Zimbabwe: An Opposition Strategy
Zimbabwe: An Opposition Strategy
Table of Contents
  1. Executive Summary
Report 117 / Africa 3 minutes

Zimbabwe: An Opposition Strategy

The risk of an explosion that could cost thousands of lives in the country and shatter the stability of Southern Africa is growing in Zimbabwe. Political reform is blocked, and virtually every economic indicator continues to trend downward.

Executive Summary

The risk of an explosion that could cost thousands of lives in the country and shatter the stability of Southern Africa is growing in Zimbabwe. Political reform is blocked, and virtually every economic indicator continues to trend downward. Inflation, poverty and malnutrition are growing more acute. Party and civil society opponents of President Mugabe’s government are yet to tap effectively into the living-standards-based dissatisfaction but it could finally become the spark that sets Zimbabwe toward change. The course is risky but Zimbabwe’s splintered opposition needs to come together to formulate a campaign of non-violent resistance that channels this anger and frustration into pressure on Mugabe to keep his word to retire by 2008 and on his ruling ZANU-PF party to negotiate seriously on a transition. The international community, long frustrated at its inability to influence the crisis, should assist, especially by tightening targeted sanctions (U.S./EU) and offering mediation services (South Africa).

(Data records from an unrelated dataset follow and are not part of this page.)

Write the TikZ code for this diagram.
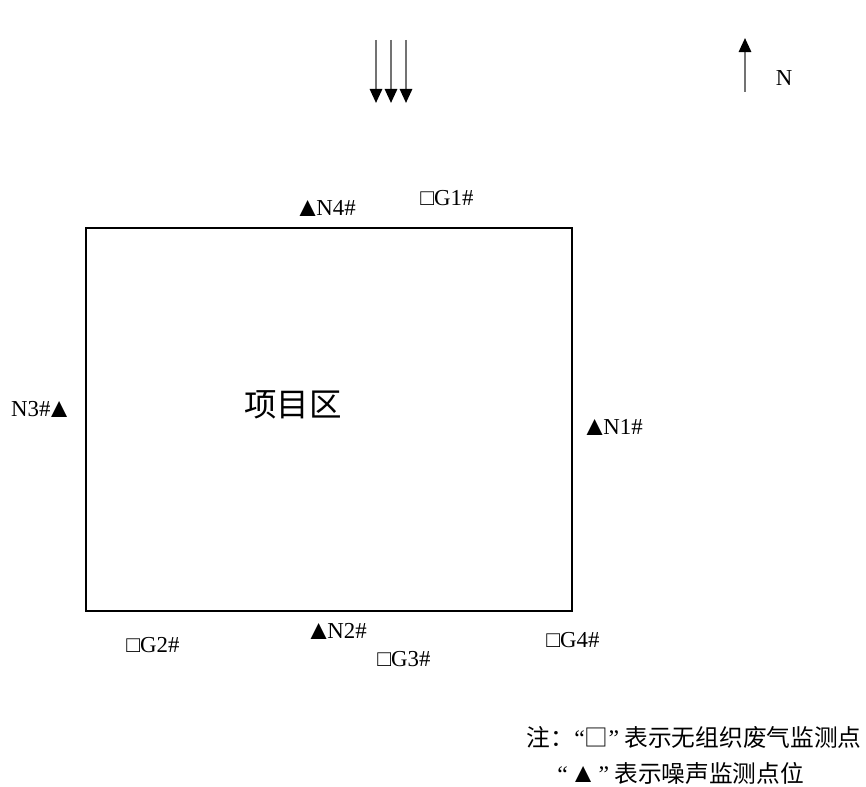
\documentclass[tikz,border=0pt]{standalone}
\usepackage{fontspec}
\setmainfont{Liberation Serif}
\newfontfamily\cjk{Noto Sans CJK SC}
\usetikzlibrary{arrows.meta}
\tikzset{lab/.style={inner sep=0pt,font=\fontsize{13pt}{15pt}\selectfont},
         windarrow/.style={draw=gray!90!black,line width=1.2pt,-{Triangle[black,length=8pt,width=7pt]}},
         note/.style={inner sep=0pt,font=\cjk\fontsize{13.5pt}{15pt}\selectfont}
         }
\newcommand{\tri}{{\rmfamily\fontsize{13pt}{15pt}\selectfont\raisebox{-0.3pt}{\scalebox{1.2}{▲}}}}
\newcommand{\openq}{{\rmfamily “}}
\newcommand{\closeq}{{\rmfamily ”}}
\begin{document}
\begin{tikzpicture}[x=0.02cm,y=-0.02cm]
  \useasboundingbox (0,0) rectangle (866,787);
  % wind arrows
  \foreach \i/\x in {1/376,2/391,3/406}
  {
    \coordinate (w\i s) at (\x,40);
    \coordinate (w\i e) at (\x,103);
    \draw[windarrow] (w\i s) -- (w\i e);
  }
  % north arrow
  \coordinate (ns) at (745,92);
  \coordinate (ne) at (745,38);
  \draw[windarrow] (ns) -- (ne);
  \node[lab] (north) at (784,78) {N};

  % project area
  \draw[line width=0.8pt] (86,228) rectangle (572,611);
  \node[inner sep=0pt,font=\cjk\fontsize{18.5pt}{20pt}\selectfont] (area) at (293,405) {项目区};

  % monitoring points
  \node[lab] (n4) at (325,208) {\tri\kern-2.8pt N4\#};
  \node[lab] (g1) at (447,198) {□G1\#};
  \node[lab] (n3) at (42,409) {N3\#\kern-2.8pt\tri};
  \node[lab] (n1) at (612,427) {\tri\kern-2.8pt N1\#};
  \node[lab] (g2) at (153,645) {□G2\#};
  \node[lab] (n2) at (336,631) {\tri\kern-2.8pt N2\#};
  \node[lab] (g3) at (404,659) {□G3\#};
  \node[lab] (g4) at (573,640) {□G4\#};

  % legend
  \node[note,anchor=east] (note1) at (862,737) {注：\openq□\closeq\kern3pt 表示无组织废气监测点};
  \node[note,anchor=west] (note2) at (557,773) {\openq\kern1pt\tri\kern1pt\closeq\kern3pt 表示噪声监测点位};
\end{tikzpicture}
\end{document}
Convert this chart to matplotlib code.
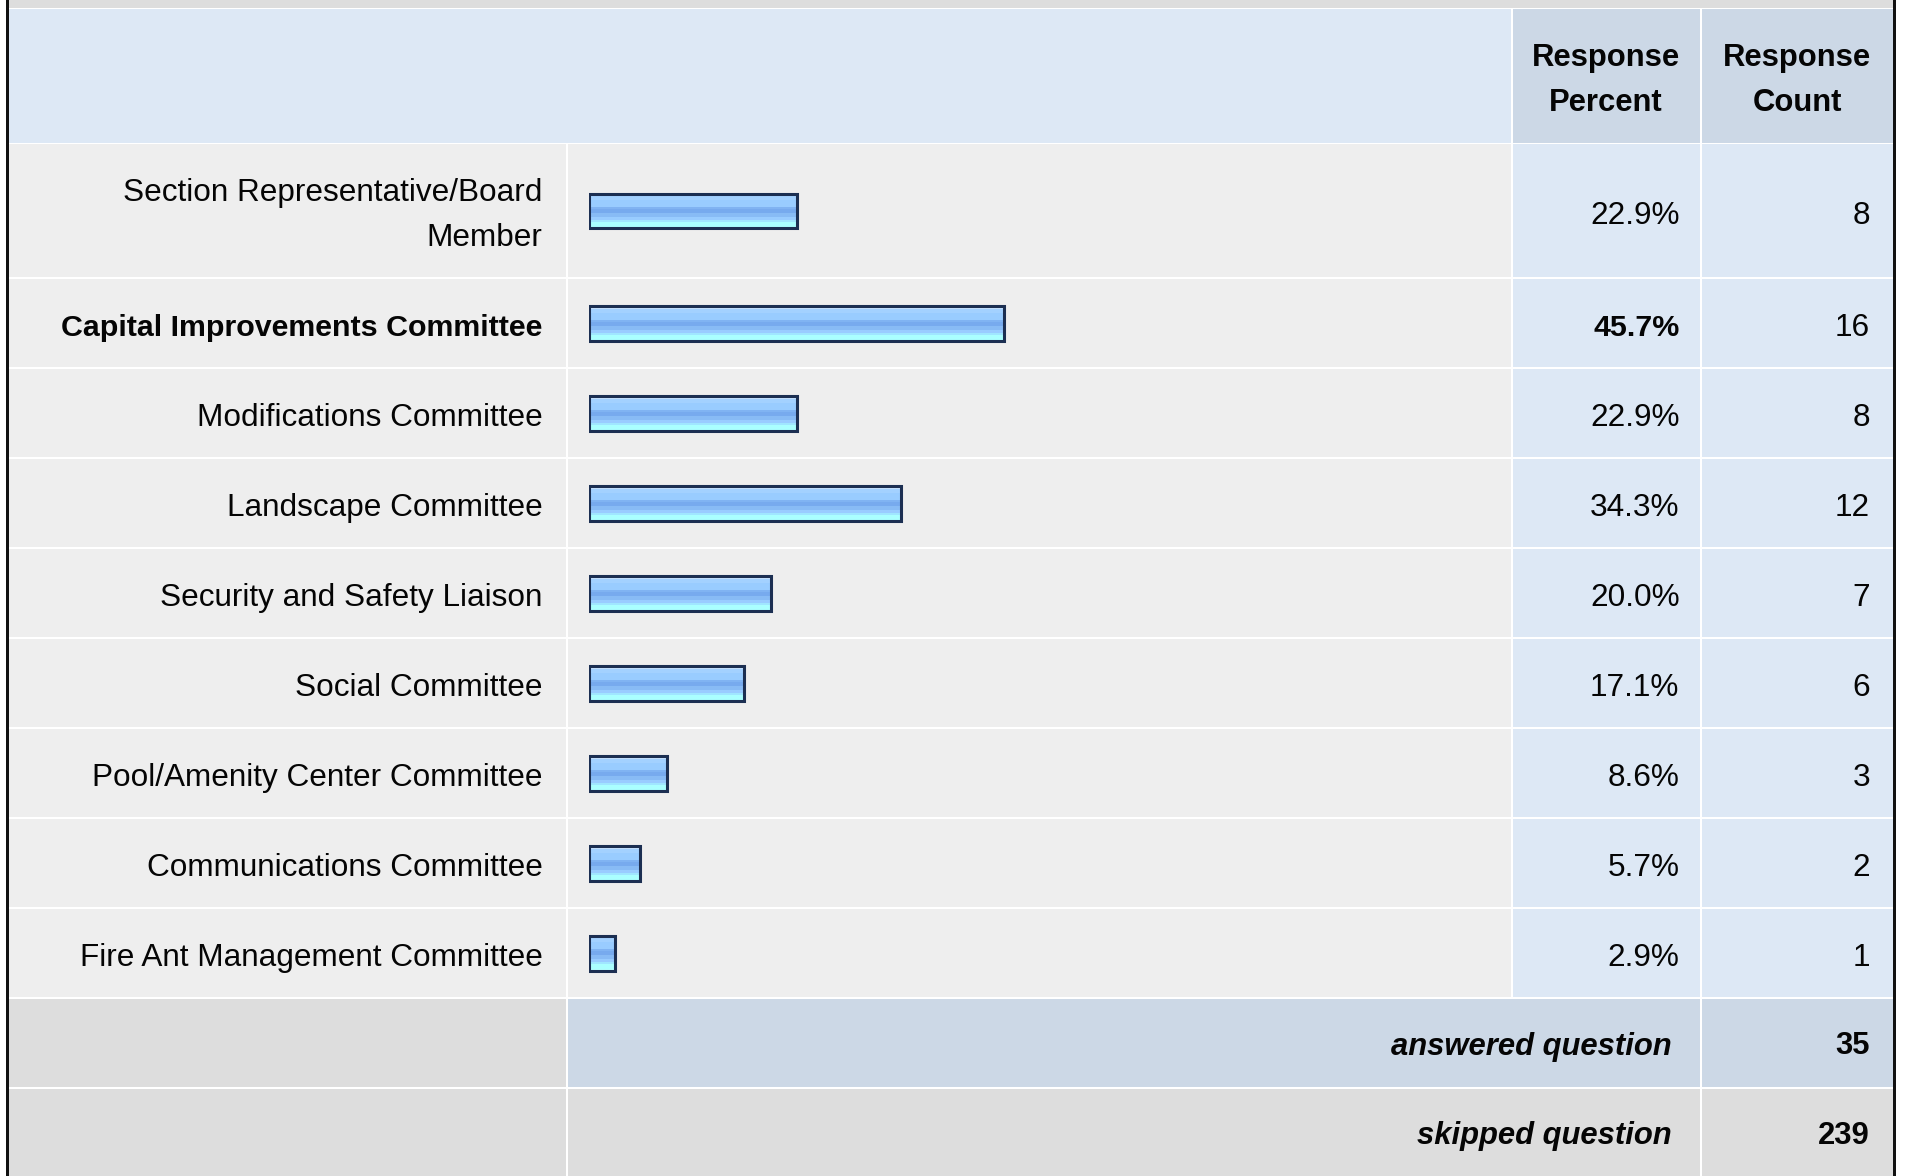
import matplotlib
matplotlib.use("Agg")
import matplotlib.pyplot as plt
from matplotlib.patches import Rectangle
from matplotlib.colors import to_rgb
import numpy as np

# ---------------- data ----------------
categories = [
    "Section Representative/Board\nMember",
    "Capital Improvements Committee",
    "Modifications Committee",
    "Landscape Committee",
    "Security and Safety Liaison",
    "Social Committee",
    "Pool/Amenity Center Committee",
    "Communications Committee",
    "Fire Ant Management Committee",
]
percents = [22.9, 45.7, 22.9, 34.3, 20.0, 17.1, 8.6, 5.7, 2.9]
counts = [8, 16, 8, 12, 7, 6, 3, 2, 1]
bold_rows = [1]
header_labels = ["Response\nPercent", "Response\nCount"]
footer_labels = ["answered question", "skipped question"]
footer_values = [35, 239]

# ---------------- layout (pixels) ----------------
W, H = 1907, 1176
plt.rcParams['font.family'] = ['Liberation Sans', 'DejaVu Sans']
FS = 22.7
FS_B = 21.9
FS_H = 22.3
LS = 1.66
DY = 5

fig = plt.figure(figsize=(W / 100, H / 100), dpi=100)
fig.patch.set_facecolor("white")
ax = fig.add_axes([0, 0, 1, 1])
ax.set_xlim(0, W)
ax.set_ylim(H, 0)
ax.axis("off")

C_LIGHT = "#dde8f5"
C_HEAD = "#ccd8e6"
C_ROW = "#eeeeee"
C_GRAY = "#dddddd"
C_TXT = "#050505"

col_label = (9, 565.5)
col_bar = (567.5, 1510.5)
col_pct = (1512.5, 1699.5)
col_cnt = (1701.5, 1893)

row_tops = [144, 279, 369, 459, 549, 639, 729, 819, 909]
row_bots = [277, 367, 457, 547, 637, 727, 817, 907, 996.5]
head = (9, 142.5)
foot1 = (998.5, 1086.5)
foot2 = (1088.5, 1176)


def cell(x0x1, y0y1, color):
    (x0, x1), (y0, y1) = x0x1, y0y1
    ax.add_patch(Rectangle((x0, y0), x1 - x0, y1 - y0, facecolor=color,
                           edgecolor="none", zorder=1))


# white base between borders
ax.add_patch(Rectangle((8, 0), 1886, H, facecolor="white", edgecolor="none", zorder=0))
# top gray strip
cell((9, 1893), (0, 7.5), C_GRAY)

# header
cell((9, col_bar[1]), head, C_LIGHT)
cell(col_pct, head, C_HEAD)
cell(col_cnt, head, C_HEAD)

# data rows
for t, b in zip(row_tops, row_bots):
    cell(col_label, (t, b), C_ROW)
    cell(col_bar, (t, b), C_ROW)
    cell(col_pct, (t, b), C_LIGHT)
    cell(col_cnt, (t, b), C_LIGHT)

# footers
cell(col_label, foot1, C_GRAY)
cell((col_bar[0], col_pct[1]), foot1, C_HEAD)
cell(col_cnt, foot1, C_HEAD)
cell(col_label, foot2, C_GRAY)
cell((col_bar[0], col_pct[1]), foot2, C_GRAY)
cell(col_cnt, foot2, C_GRAY)

# black side borders
ax.add_patch(Rectangle((5.5, 0), 3, H, facecolor="#111111", edgecolor="none", zorder=3))
ax.add_patch(Rectangle((1893, 0), 3, H, facecolor="#111111", edgecolor="none", zorder=3))

# header texts
hc = (head[0] + head[1]) / 2 + DY
for lab, col in zip(header_labels, [col_pct, col_cnt]):
    ax.text((col[0] + col[1]) / 2, hc, lab, ha="center", va="center",
            multialignment="center", fontsize=FS_H, fontweight="bold",
            linespacing=LS, color=C_TXT, zorder=4)

# row texts
LABEL_X = 542.5
PCT_X = 1679.5
CNT_X = 1870
for i, (lab, p, c) in enumerate(zip(categories, percents, counts)):
    yc = (row_tops[i] + row_bots[i]) / 2 + DY
    b = i in bold_rows
    w = "bold" if b else "normal"
    fs = FS_B if b else FS
    ax.text(LABEL_X, yc, lab, ha="right", va="center", multialignment="right",
            fontsize=fs, fontweight=w, linespacing=LS, color=C_TXT, zorder=4)
    ax.text(PCT_X, yc, f"{p:.1f}%", ha="right", va="center",
            fontsize=fs, fontweight=w, color=C_TXT, zorder=4)
    ax.text(CNT_X, yc, f"{c}", ha="right", va="center",
            fontsize=FS, color=C_TXT, zorder=4)

# footer texts
for (t, b), lab, v in zip([foot1, foot2], footer_labels, footer_values):
    yc = (t + b) / 2 + DY - 1
    ax.text(1672, yc, lab, ha="right", va="center", fontsize=FS_H,
            fontweight="bold", fontstyle="italic", color=C_TXT, zorder=4)
    ax.text(CNT_X, yc, f"{v}", ha="right", va="center", fontsize=FS_H,
            fontweight="bold", color=C_TXT, zorder=4)

# ---------------- bars (percent scale) ----------------
BAR_X0 = 588.6
BAR_FULL = 909.7  # pixels for 100 %
bax = fig.add_axes([BAR_X0 / W, 0, BAR_FULL / W, 1])
bax.set_xlim(0, 100)
bax.set_ylim(H, 0)
bax.axis("off")
bax.patch.set_alpha(0)

grad_cols = (["#c6e2ff"] * 3 + ["#a3d1ff"] * 3 + ["#99ccff"] * 6 + ["#80b3f2"] * 2 +
             ["#77aaee"] * 4 + ["#88bbf5"] * 3 + ["#99ccff"] * 3 + ["#a0e6ff"] * 2 +
             ["#aaffff"] * 4 + ["#b3ffff"] * 1)
grad = np.array([to_rgb(c) for c in grad_cols])[:, None, :]

centers = [(t + b) / 2 + 0.5 for t, b in zip(row_tops, row_bots)]
BAR_H = 34.5
bars = bax.barh(centers, percents, height=BAR_H, facecolor="none",
                edgecolor="#1c2f52", linewidth=2.2, zorder=5)
for rect, p, yc in zip(bars, percents, centers):
    bax.imshow(grad, extent=[0, p, yc + BAR_H / 2, yc - BAR_H / 2],
               aspect="auto", interpolation="nearest", zorder=4)
bax.set_xlim(0, 100)
bax.set_ylim(H, 0)

fig.savefig("out.png", dpi=100, facecolor="white")
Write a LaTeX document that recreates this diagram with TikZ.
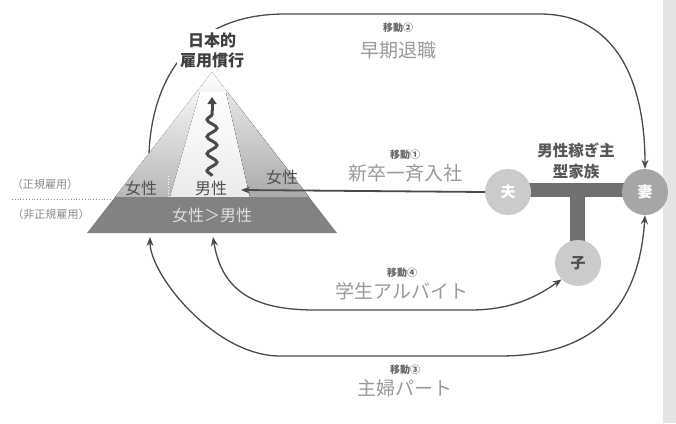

A sense of paralysis hangs over the country. ZANU-PF, which in any event has nothing in its recent history to suggest it is capable of producing constructive policies, is gridlocked. Mugabe has manipulated the succession contest within it to keep the competing factions dependent on his favour and to neuter the dissatisfaction with his stewardship that is increasingly visible even among its members. Senior government, party and security officials exploit exchange rates to strip rapidly dwindling national assets.

The international community is fatigued and disillusioned at the lack of progress and shows no inclination to attempt new initiatives. Ideas for mediation by UN Secretary-General Kofi Annan and then former Tanzanian President Benjamin Mkapa have not shown much sign of life. South Africa acknowledges it has nothing to show for years of quiet diplomacy and is now preoccupied with its own presidential politics and other international issues. South African Development Community (SADC) members appear increasingly concerned at the impact the crisis is having on the region. Some reportedly pressed Mugabe for reform in private at the just concluded summit in Lesotho, but in public the chairman praised Zimbabwe’s economic “progress”, suggesting the organisation is not likely to adopt a strategy going beyond trying to persuade the Zimbabwe president to accept some form of mediation by Mkapa.

U.S. and EU sanctions against key personalities of the Zimbabwean power structure remain in place but, while useful, are not much more than annoyances to the elites rather than active forces for change. Increasingly, it appears that Zimbabweans will have to start the process of creating new circumstances on the ground before the external actors can be stimulated to become more actively involved.

The political opposition and civil society organisations have failed to respond adequately to the crisis and demonstrate that they can put genuine pressure on the government. The main opposition party, the Movement for Democratic Change (MDC), is weakened by a split that seems permanent, although there is talk of creating a “New Patriotic Front” (NPF), a Kenyan-style umbrella that offers promise for a loose coalition of all opposition groups. The main MDC faction, that of Morgan Tsvangirai, is still planning for the mass action it has promised.

Any such campaign is dangerous because the authorities have their own plans to respond with deadly force if need be. The crippled economy affects rank and file police and soldiers enough to cause a worried government to give them large salary increases recently but there is no evidence it could not mass enough reliable guns to suppress any confrontation in the centre of Harare. A decentralised campaign of non-violent resistance, at many places around the country and focused on bread and butter demands, could have more promise because it would be harder to infiltrate and disrupt and might force the government to decide between starting a process of piecemeal concessions or relying on less trusted men as the security forces were stretched.

Ultimately, stalemate in Zimbabwe is most likely to be broken by domestic resistance of one kind or another. With conditions becoming so dire, no one can discount a spontaneous revolt like the 1998 food riots. But it is incumbent on the MDC and civil society to try to manage the birth of a new dynamic that would also energise the international community. If they can, and if they can also put together a deal guaranteeing Mugabe a secure retirement, it just may be possible to move quickly at last on inter-party talks aimed at a new constitution and elections that truly are free and fair.